BeePro - as far as adding additional pollen patties to the mix - Good point and I'd already considered this process and plan to add a small pollen patty next Monday after I check on the 'capped' stage of the existing cups. The problem is that the pollen patties I've made up already have some HBH in them, and I didn't want to entice any robbing situation. I've also bee considering adding some pollen sub to my sugar water and think that might be a good substitute to the actual 'physical' patty. What do you think of this idea? 

Here's a couple of pics of a post 24hr process. I grafted 13, and counted 10 being actively worked yesterday pm - not too bad in this type of new environment and thanks for the comments so far. whenever the cell do get capped - I'll upload some pics then also.

AArg !!! Sorry - someday i'll figure out the upload process. Seems like i can select the file, thru basic upload - but there's no button to upload. same issue in IE 11 and firefox.
.


----------



## beepro (Dec 31, 2012)

What do you think of this idea? 

I think it is a bad idea because the syrup might turn bad if they don't consume it fast enough.
But if they do take it on time then you can continue with the feeding. If you are concern about robbing then
reduce the exit or put an entrance guard on. Yes, having a little exit hole will allow them to poop too. Need to 
realize that during the winter months in the cold they can hold but in the Spring time they need to go. Holding for
2 weeks or more might develop the disease if they are not allow to release.


----------



## kilocharlie (Dec 27, 2010)

David L - Thanks for the link to your website. You've written a good, clear explanation of Joseph Clemen's method. That will be my late-season setup from now on, but I'll probably just pop in a Miller Method frame of swarm cells, just because its easy.


----------



## seapro220 (Mar 14, 2013)

I checked on the queen cells earlier, and still have 9 really nice cups - all averaging about 1.5" or slightly larger and a 'runt' which is only about 3/4 of an inch and will probably be culled out. I've always added 2 frames of brood, plus 1 pollen and 1 nectar/honey whenever I make up the nucs but might have to change this a bit. How many of you have had good success by adding only a single frame of brood - and perhaps a shake of bees to make up a 3-frame nuc? I believe that as long as I have enough bees to cover the brood, and help the queen whenever she comes out is all I should be concerned with at this point and once she's mated then I can add more supplemental brood if necessary. I had some issues with this last year due to them not growing much and having to combine them with other hives later. I guess this might have been due to the 'late' timing I did - but wanted to know how others do?

thanks.


----------



## David LaFerney (Jan 14, 2009)

kilocharlie said:


> David L - Thanks for the link to your website. You've written a good, clear explanation of Joseph Clemen's method. That will be my late-season setup from now on, but I'll probably just pop in a Miller Method frame of swarm cells, just because its easy.
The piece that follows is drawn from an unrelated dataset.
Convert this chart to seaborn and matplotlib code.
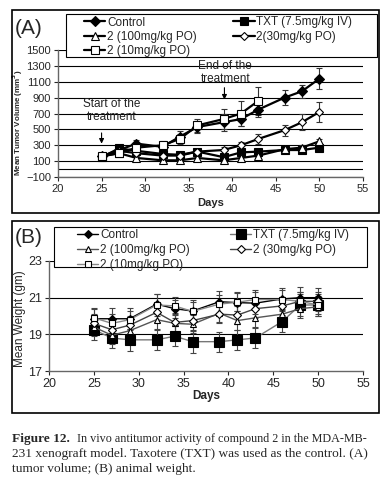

Thanks. I think that method would be worth doing even if all you did was pull out a frame with a cell on it every few days - you could still probably produce 10 or more queens in a season with one cell builder. Or if you want to scale it up just a little by grafting - or using the Miller method - and running 20 or so mating nucs you could produce $1000 worth of queens - still with just one cell builder. I'm working one right now with 19 mating nucs, and it's working out pretty good.


----------